Pearson correlation measures the strength and direction of a straight-line relationship between two variables. Suppose the variables are \(x\) and \(y\). Pearson’s correlation coefficient, \(r\), is defined as
\[ r = \frac{\operatorname{cov}(x,y)}{s_x\,s_y}, \]
This is just saying:
- First, calculate the covariance between \(x\) and \(y\).
- Covariance is a measure of how two variables vary together.
- A positive value means that when \(x\) is above its mean, \(y\) also tends to be above its mean.
- A negative value means the opposite — when \(x\) is above its mean, \(y\) tends to be below its mean.
- Then, divide this covariance by the product (multiplication) of the standard deviations of \(x\) and \(y\) (\(s_x\) and \(s_y\)).
- This step rescales the result so that \(r\) always falls between -1 and +1, no matter the units of \(x\) and \(y\).
The result is a clean, unit-free number that captures both the direction (positive or negative) and the strength (closer to 0 = weak, closer to ±1 = strong) of the straight-line relationship.
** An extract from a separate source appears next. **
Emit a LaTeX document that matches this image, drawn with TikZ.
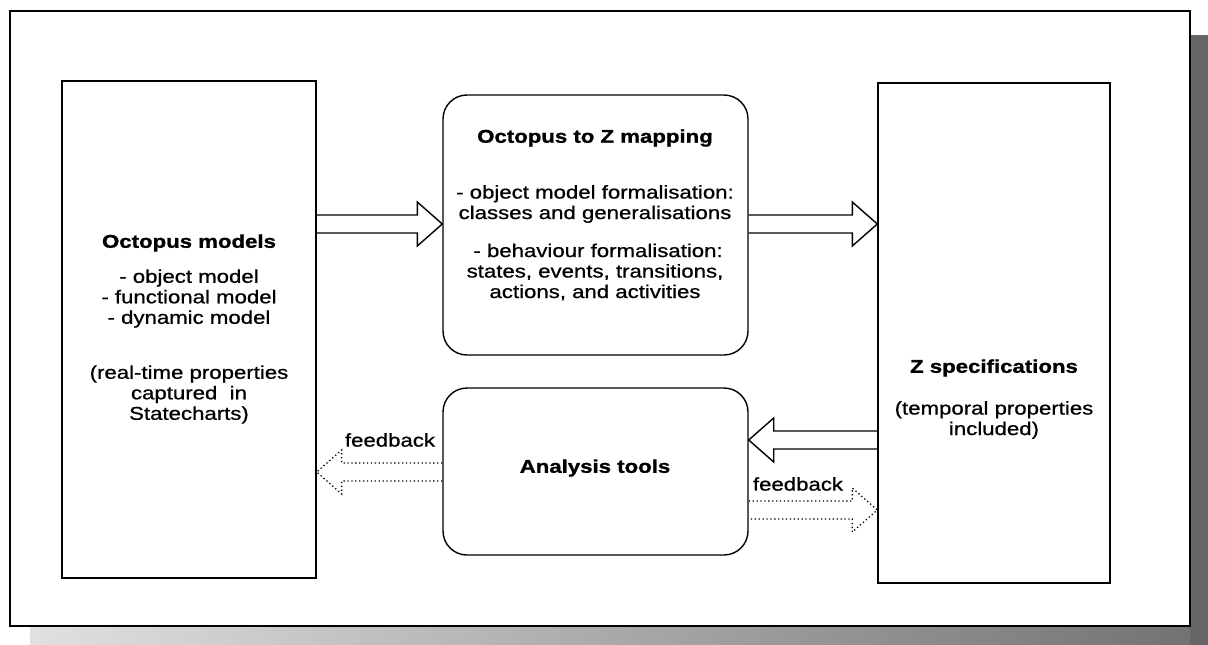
\documentclass[tikz,border=0pt]{standalone}
\usepackage{fontspec}
\setmainfont{Liberation Sans}[FakeStretch=1.2,
  UprightFeatures={FakeBold=0.8}, BoldFeatures={FakeBold=1.2}]
\usetikzlibrary{calc}

% right-pointing block arrow from the east side of #1 to the west side of #2, axis at y=#3
\newcommand\rightblock[4]{%
  \draw[#4] ($(#1.east |- 0,#3)+(0,-9)$) -- ($(#2.west |- 0,#3)+(-25,-9)$)
    -- ($(#2.west |- 0,#3)+(-25,-22)$) -- (#2.west |- 0,#3)
    -- ($(#2.west |- 0,#3)+(-25,22)$) -- ($(#2.west |- 0,#3)+(-25,9)$)
    -- ($(#1.east |- 0,#3)+(0,9)$);}
% left-pointing block arrow from the west side of #1 to the east side of #2, axis at y=#3
\newcommand\leftblock[4]{%
  \draw[#4] ($(#1.west |- 0,#3)+(0,-9)$) -- ($(#2.east |- 0,#3)+(25,-9)$)
    -- ($(#2.east |- 0,#3)+(25,-22)$) -- (#2.east |- 0,#3)
    -- ($(#2.east |- 0,#3)+(25,22)$) -- ($(#2.east |- 0,#3)+(25,9)$)
    -- ($(#1.west |- 0,#3)+(0,9)$);}

\tikzset{
  every node/.style={font=\fontsize{18.5}{20.5}\selectfont, inner sep=0pt, align=center},
  squarebox/.style={draw, line width=1.4pt},
  roundbox/.style={draw, line width=1.4pt, rounded corners=24pt},
  heading/.style={font=\fontsize{18.5}{20.5}\selectfont\bfseries},
  solidarrow/.style={line width=1.4pt, line join=miter},
  feedarrow/.style={line width=1.3pt, dash pattern=on 1.3pt off 2.6pt},
}

\begin{document}
\begin{tikzpicture}[x=1pt,y=-1pt]
\useasboundingbox (0,0) rectangle (1208,645);

% drop shadow and frame
\fill[black!60] (1190,35) rectangle (1208,645);
\shade[left color=black!12, right color=black!55] (30,627) rectangle (1190,645);
\draw[line width=1.5pt, fill=white] (10,11) rectangle (1190,626);
\draw[line width=2.4pt] (10,626) -- (1190,626);

% boxes
\node[squarebox, minimum width=254pt, minimum height=497pt] (octo) at (189,329.5) {};
\node[roundbox, minimum width=305pt, minimum height=260pt] (map) at (595.5,225) {};
\node[roundbox, minimum width=305pt, minimum height=167pt] (tools) at (595.5,471.5) {};
\node[squarebox, minimum width=232pt, minimum height=500pt] (zspec) at (994,333) {};

% texts
\node[heading] (octoT) at (189,243) {Octopus models};
\node (octoL) at (189,298.5) {- object model\\- functional model\\- dynamic model};
\node (octoN) at (189,394.5) {(real-time properties\\captured\ \ in\\Statecharts)};

\node[heading] (mapT) at (595,138) {Octopus to Z mapping};
\node (mapA) at (595,204) {- object model formalisation:\\classes and generalisations};
\node (mapB) at (595,272) {\ - behaviour formalisation:\\states, events, transitions,\\actions, and activities};

\node[heading] (zT) at (994,368) {Z specifications};
\node (zN) at (994,420) {(temporal properties\\included)};

\node[heading] (toolsT) at (595,468) {Analysis tools};

\node (fbL) at (390,440) {feedback};
\node (fbR) at (798,484) {feedback};

% connectors
\rightblock{octo}{map}{224}{solidarrow}
\rightblock{map}{zspec}{224}{solidarrow}
\leftblock{zspec}{tools}{440}{solidarrow}
\leftblock{tools}{octo}{472}{feedarrow}
\rightblock{tools}{zspec}{510}{feedarrow}
\end{tikzpicture}
\end{document}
Spearman correlation is a close cousin. It first converts both variables to ranks (1st, 2nd, 3rd, …) and then applies the same Pearson formula to those ranks instead of the raw values. Because it works with ranks, Spearman picks up any monotonic relationship — one that consistently increases or decreases — not just straight lines. It also makes Spearman less sensitive to extreme outliers, which can pull Pearson’s \(r\) around.
We can use the cor() function built in to R inside the summarise() function to calculate correlations. By default, cor() calculates the Pearson correlation, and so we use method = 'spearman' to obtain Spearman’s correlation.
summarise(
whr2025,
pearson_cor = cor(gdp, happiness),
spearman_cor = cor(gdp, happiness, method = "spearman")
)# A tibble: 1 × 2
pearson_cor spearman_cor
<dbl> <dbl>
1 0.713 0.830
The Pearson coefficients tell us how tightly the scatterplot hugs a straight line. By contrast, Spearman’s coefficient tells how tightly the scatterplot adheres to a monotonic function (one that rises consistently or falls consistently, but not necessarily in a straight line). Both coefficients are high — both very strong according to the rules of thumb presented above — but Spearman’s is higher due to the fact that the relationship between gdp and happiness is rising but not in a straight line (nonlinear).
3.7 Further reading
John W. Tukey’s Exploratory Data Analysis (Tukey, 1977) provides the timeless philosophical foundation for the “look before you test” approach to data analysis.
Kieran Healy’s Data Visualization: A Practical Introduction (Healy, 2018) teaches visualisation principles using R and
ggplot2, showing how to create effective graphics for exploring and presenting social science data.Paul H. Westfall’s “Kurtosis as Peakedness, 1905–2014: R.I.P.” (Westfall, 2014b) published in The American Statistician clears up persistent misconceptions about what kurtosis actually measures.
3.8 Chapter summary
- Exploratory data analysis is the essential first step in any data project, using visual and numeric summaries to understand variable types, ranges, patterns, and potential problems before formal modelling begins.
- Functions like
glimpse()andskim()reveal the structure of a dataset, showing variable types, missing values, and basic distributions, while codebooks provide the essential metadata needed to interpret cryptic column names. - Histograms visualise distributions by binning values and counting frequencies, revealing centre, spread, shape, and outliers, with bin count affecting the detail-versus-noise trade-off.
- Boxplots summarise distributions through five numbers (quartiles and range) and outlier points, making it easy to compare centre, spread, and asymmetry across groups or conditions.
- The mean is the centre of gravity of a distribution, sensitive to extreme values, while the median is the middle value when sorted, resistant to outliers and better representing the typical observation in skewed data.
- Dispersion measures quantify spread: the range spans min to max, the IQR captures the middle 50%, the standard deviation measures typical distance from the mean, and the MAD provides a robust alternative resistant to outliers.
- Shape is described by skewness (asymmetry, with positive values indicating right tails) and kurtosis (tail weight, with values above 3 indicating heavy tails that produce more extreme observations than a normal distribution).
- Conditional distributions and grouped summaries reveal how a variable’s centre, spread, and shape change across levels of a categorical variable, visualised with side-by-side boxplots or dodged histograms.
- Scatterplots visualise relationships between two continuous variables, with smoother lines revealing nonlinear trends and correlation coefficients quantifying strength and direction (Pearson for linear, Spearman for monotonic).
- Statistical data types (continuous, categorical, ordinal, count) describe analytical properties and guide method choice, while
Rdata types (numeric, character, factor) describe storage, and the two must be aligned for valid analysis.